## Task goal
All lines in the records below from the line with "Recreate this image" through the line with "23209.81, 23209.81, 23209.84];" are to be given again exactly, both ends included; the pictures are to be left out.

## Given records
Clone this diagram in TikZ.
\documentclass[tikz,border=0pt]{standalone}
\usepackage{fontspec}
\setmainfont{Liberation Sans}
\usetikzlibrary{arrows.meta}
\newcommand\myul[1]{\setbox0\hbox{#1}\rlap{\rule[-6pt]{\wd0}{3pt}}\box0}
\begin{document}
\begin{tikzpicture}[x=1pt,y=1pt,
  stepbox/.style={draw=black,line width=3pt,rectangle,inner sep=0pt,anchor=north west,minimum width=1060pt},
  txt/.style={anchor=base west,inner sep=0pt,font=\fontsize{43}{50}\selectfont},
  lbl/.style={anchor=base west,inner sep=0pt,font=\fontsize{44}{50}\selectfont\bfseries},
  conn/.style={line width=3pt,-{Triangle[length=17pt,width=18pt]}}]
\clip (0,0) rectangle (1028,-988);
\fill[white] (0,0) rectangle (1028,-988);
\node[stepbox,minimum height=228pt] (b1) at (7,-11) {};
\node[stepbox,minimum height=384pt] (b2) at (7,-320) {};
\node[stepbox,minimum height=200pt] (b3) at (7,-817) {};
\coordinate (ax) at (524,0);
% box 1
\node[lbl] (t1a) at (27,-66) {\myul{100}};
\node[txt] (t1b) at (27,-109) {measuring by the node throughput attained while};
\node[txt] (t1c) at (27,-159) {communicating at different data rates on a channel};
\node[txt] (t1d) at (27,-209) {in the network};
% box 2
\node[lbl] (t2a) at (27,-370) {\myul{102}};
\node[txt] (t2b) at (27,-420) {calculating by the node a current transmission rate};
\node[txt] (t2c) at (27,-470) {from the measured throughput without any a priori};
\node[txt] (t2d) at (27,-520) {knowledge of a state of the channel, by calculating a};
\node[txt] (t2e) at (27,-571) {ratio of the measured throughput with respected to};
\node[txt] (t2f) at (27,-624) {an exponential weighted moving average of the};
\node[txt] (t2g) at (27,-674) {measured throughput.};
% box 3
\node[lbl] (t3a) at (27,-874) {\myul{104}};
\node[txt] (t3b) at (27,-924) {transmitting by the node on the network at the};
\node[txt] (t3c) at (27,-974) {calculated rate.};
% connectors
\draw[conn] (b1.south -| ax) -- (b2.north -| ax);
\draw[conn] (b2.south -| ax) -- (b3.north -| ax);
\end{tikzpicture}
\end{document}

* * *

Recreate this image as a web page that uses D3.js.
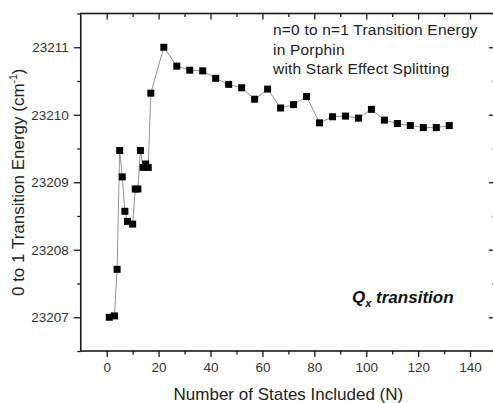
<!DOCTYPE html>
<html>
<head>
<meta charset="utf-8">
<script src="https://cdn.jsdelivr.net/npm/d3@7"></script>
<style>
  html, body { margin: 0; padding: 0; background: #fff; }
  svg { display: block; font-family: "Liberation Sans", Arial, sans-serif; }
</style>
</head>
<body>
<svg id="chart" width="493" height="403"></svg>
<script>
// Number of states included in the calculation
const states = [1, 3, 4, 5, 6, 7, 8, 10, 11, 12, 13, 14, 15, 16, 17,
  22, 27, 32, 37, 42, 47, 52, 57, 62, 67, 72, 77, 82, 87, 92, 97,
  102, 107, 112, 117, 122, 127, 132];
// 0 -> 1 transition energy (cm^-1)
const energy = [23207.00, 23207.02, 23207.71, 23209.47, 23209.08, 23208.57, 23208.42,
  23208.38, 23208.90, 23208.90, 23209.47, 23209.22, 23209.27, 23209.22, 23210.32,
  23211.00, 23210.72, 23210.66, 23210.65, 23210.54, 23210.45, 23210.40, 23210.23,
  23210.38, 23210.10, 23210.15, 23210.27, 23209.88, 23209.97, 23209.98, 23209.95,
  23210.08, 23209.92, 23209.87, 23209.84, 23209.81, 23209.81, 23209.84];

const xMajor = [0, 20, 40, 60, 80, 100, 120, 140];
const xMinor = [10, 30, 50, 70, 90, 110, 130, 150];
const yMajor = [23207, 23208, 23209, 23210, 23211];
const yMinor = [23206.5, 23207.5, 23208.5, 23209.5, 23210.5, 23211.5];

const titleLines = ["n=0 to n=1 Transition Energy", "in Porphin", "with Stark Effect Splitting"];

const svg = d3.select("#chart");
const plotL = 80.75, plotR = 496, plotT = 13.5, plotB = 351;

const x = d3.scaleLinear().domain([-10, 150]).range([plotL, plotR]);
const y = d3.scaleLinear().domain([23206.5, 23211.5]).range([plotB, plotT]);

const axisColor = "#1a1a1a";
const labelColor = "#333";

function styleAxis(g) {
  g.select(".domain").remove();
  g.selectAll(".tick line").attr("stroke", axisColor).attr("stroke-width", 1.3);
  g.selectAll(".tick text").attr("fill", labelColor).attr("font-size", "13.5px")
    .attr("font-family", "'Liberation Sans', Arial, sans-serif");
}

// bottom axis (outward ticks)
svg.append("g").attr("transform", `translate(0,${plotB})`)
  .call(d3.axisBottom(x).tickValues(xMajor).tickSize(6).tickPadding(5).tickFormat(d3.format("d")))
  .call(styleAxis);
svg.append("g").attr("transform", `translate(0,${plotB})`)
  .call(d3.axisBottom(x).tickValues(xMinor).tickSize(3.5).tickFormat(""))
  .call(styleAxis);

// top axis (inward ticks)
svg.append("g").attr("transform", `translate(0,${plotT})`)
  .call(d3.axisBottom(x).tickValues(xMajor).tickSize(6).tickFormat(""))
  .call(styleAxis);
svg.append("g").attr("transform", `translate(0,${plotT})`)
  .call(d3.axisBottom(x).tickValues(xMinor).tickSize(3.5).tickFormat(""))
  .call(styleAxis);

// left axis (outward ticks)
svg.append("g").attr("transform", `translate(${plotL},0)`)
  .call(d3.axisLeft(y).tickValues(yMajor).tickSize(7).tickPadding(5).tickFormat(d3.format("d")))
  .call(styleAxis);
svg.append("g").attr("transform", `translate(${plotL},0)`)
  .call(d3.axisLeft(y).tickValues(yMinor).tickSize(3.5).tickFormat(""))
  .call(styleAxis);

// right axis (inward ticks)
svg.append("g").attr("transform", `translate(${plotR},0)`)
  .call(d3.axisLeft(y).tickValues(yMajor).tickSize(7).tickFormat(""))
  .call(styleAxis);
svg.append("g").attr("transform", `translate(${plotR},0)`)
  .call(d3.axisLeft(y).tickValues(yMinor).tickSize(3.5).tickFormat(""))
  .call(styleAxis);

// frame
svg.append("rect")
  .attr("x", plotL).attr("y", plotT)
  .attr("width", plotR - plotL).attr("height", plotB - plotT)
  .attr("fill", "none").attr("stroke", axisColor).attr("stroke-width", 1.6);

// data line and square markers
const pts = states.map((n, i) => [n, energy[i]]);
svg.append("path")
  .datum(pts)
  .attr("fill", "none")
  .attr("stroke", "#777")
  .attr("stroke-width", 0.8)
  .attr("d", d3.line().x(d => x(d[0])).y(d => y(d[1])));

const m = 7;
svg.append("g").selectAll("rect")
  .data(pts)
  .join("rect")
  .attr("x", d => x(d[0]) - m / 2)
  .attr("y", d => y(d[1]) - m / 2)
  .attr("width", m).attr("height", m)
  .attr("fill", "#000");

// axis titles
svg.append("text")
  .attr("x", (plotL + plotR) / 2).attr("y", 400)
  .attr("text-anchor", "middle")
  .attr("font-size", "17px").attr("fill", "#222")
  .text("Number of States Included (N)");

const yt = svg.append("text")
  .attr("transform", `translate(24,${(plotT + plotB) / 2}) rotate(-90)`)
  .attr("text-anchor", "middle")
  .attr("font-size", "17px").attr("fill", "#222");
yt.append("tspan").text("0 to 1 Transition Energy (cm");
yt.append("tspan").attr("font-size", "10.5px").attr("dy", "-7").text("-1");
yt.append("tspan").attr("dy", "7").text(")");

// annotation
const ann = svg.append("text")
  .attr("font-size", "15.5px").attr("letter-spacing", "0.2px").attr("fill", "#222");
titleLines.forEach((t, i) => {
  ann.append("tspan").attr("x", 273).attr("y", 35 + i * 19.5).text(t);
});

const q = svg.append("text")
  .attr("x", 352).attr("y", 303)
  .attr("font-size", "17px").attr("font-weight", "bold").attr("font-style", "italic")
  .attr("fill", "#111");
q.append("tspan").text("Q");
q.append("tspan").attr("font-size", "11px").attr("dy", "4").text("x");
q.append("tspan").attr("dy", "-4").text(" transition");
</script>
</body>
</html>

--

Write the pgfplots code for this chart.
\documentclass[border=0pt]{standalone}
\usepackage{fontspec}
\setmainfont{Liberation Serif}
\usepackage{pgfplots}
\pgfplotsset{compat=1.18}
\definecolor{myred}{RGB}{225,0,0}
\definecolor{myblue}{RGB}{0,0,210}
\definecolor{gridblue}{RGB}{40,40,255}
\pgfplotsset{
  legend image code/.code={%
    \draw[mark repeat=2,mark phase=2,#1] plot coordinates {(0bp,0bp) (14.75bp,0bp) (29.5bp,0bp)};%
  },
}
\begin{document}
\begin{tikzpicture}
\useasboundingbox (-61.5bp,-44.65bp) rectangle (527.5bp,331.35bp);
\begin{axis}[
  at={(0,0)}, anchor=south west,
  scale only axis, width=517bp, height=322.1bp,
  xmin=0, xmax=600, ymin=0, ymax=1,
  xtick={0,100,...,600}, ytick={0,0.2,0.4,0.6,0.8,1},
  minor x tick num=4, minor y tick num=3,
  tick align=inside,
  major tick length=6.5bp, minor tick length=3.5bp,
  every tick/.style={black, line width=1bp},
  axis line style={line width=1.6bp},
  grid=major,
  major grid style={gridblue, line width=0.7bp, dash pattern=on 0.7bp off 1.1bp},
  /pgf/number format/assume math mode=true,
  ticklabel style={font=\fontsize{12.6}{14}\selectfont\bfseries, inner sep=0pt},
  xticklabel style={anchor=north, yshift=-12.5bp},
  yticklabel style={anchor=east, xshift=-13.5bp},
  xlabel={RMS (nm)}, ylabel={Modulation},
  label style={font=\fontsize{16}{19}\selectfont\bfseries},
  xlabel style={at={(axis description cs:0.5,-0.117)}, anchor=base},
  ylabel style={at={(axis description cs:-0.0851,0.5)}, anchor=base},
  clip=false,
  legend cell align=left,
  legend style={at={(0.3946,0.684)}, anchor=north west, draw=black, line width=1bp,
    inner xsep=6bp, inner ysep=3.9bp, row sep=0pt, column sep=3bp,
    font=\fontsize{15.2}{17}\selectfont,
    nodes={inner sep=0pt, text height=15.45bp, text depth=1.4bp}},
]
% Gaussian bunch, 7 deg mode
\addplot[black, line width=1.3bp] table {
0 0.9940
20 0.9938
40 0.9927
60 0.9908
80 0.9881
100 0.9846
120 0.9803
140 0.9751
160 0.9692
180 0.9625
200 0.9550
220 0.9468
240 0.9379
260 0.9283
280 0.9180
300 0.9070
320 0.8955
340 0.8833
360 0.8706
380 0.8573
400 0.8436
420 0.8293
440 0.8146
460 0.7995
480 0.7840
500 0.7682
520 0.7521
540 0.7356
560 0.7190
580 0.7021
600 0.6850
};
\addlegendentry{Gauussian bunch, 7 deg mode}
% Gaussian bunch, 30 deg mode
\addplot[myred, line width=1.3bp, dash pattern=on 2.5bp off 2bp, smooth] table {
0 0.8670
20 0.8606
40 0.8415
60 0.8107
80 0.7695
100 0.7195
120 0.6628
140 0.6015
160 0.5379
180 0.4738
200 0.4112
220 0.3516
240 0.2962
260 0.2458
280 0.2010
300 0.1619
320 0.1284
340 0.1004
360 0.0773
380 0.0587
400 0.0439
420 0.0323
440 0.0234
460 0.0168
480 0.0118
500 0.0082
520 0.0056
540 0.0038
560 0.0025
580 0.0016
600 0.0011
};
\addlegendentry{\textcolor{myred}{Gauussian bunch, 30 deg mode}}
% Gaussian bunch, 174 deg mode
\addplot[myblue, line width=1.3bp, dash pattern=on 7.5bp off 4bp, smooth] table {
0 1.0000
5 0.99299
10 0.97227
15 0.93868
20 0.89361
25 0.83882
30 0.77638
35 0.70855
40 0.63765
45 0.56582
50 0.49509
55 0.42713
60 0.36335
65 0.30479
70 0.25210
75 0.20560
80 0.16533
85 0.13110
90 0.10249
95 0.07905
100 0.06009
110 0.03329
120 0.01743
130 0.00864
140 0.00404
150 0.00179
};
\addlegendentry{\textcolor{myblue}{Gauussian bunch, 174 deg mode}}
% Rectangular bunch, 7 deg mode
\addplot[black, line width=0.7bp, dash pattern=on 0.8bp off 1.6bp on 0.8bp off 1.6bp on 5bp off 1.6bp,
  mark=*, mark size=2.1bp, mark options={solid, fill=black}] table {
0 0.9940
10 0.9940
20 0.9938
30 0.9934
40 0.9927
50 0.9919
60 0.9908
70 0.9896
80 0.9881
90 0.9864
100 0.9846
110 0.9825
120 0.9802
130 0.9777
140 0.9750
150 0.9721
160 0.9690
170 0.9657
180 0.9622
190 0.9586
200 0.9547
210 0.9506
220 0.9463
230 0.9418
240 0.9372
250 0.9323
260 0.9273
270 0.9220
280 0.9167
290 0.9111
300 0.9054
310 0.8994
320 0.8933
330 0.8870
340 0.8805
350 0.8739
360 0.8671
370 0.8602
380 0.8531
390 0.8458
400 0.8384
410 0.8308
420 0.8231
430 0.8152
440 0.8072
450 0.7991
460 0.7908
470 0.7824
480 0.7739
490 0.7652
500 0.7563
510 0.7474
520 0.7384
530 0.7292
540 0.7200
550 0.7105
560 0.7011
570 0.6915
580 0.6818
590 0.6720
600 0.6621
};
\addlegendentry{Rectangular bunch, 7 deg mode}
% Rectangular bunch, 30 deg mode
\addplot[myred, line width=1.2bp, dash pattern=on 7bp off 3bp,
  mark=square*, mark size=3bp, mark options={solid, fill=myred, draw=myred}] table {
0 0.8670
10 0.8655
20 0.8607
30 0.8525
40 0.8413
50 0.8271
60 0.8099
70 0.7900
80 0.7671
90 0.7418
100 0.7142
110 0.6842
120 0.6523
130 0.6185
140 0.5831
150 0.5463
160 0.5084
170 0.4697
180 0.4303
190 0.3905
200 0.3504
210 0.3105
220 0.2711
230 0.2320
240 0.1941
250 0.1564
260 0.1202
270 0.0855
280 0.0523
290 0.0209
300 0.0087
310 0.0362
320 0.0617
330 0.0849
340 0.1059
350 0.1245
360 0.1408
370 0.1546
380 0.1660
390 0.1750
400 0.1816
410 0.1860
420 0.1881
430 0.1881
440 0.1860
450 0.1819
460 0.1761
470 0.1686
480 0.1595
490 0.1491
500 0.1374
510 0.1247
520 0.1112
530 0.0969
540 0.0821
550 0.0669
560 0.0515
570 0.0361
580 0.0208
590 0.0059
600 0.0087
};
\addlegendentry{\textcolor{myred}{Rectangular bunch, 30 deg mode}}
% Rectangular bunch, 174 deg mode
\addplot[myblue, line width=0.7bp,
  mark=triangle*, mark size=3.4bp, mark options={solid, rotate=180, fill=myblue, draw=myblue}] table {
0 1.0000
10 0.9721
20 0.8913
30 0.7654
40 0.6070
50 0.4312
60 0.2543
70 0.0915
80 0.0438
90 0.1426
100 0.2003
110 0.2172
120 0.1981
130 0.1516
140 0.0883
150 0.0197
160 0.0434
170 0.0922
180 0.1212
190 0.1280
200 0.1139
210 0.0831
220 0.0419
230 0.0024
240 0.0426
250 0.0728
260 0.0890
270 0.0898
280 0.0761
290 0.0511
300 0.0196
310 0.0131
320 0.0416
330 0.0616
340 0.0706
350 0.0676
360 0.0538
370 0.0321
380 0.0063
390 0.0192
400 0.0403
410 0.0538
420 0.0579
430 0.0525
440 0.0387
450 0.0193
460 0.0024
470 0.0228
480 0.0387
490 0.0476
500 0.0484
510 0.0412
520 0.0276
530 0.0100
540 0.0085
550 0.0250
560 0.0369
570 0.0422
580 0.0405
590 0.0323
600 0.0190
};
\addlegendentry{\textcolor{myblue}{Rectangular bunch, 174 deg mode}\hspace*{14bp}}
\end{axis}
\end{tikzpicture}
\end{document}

## Written answer
Recreate this image as a web page that uses D3.js.
<!DOCTYPE html>
<html>
<head>
<meta charset="utf-8">
<script src="https://cdn.jsdelivr.net/npm/d3@7"></script>
<style>
  html, body { margin: 0; padding: 0; background: #fff; }
  svg { display: block; font-family: "Liberation Sans", Arial, sans-serif; }
</style>
</head>
<body>
<svg id="chart" width="493" height="403"></svg>
<script>
// Number of states included in the calculation
const states = [1, 3, 4, 5, 6, 7, 8, 10, 11, 12, 13, 14, 15, 16, 17,
  22, 27, 32, 37, 42, 47, 52, 57, 62, 67, 72, 77, 82, 87, 92, 97,
  102, 107, 112, 117, 122, 127, 132];
// 0 -> 1 transition energy (cm^-1)
const energy = [23207.00, 23207.02, 23207.71, 23209.47, 23209.08, 23208.57, 23208.42,
  23208.38, 23208.90, 23208.90, 23209.47, 23209.22, 23209.27, 23209.22, 23210.32,
  23211.00, 23210.72, 23210.66, 23210.65, 23210.54, 23210.45, 23210.40, 23210.23,
  23210.38, 23210.10, 23210.15, 23210.27, 23209.88, 23209.97, 23209.98, 23209.95,
  23210.08, 23209.92, 23209.87, 23209.84, 23209.81, 23209.81, 23209.84];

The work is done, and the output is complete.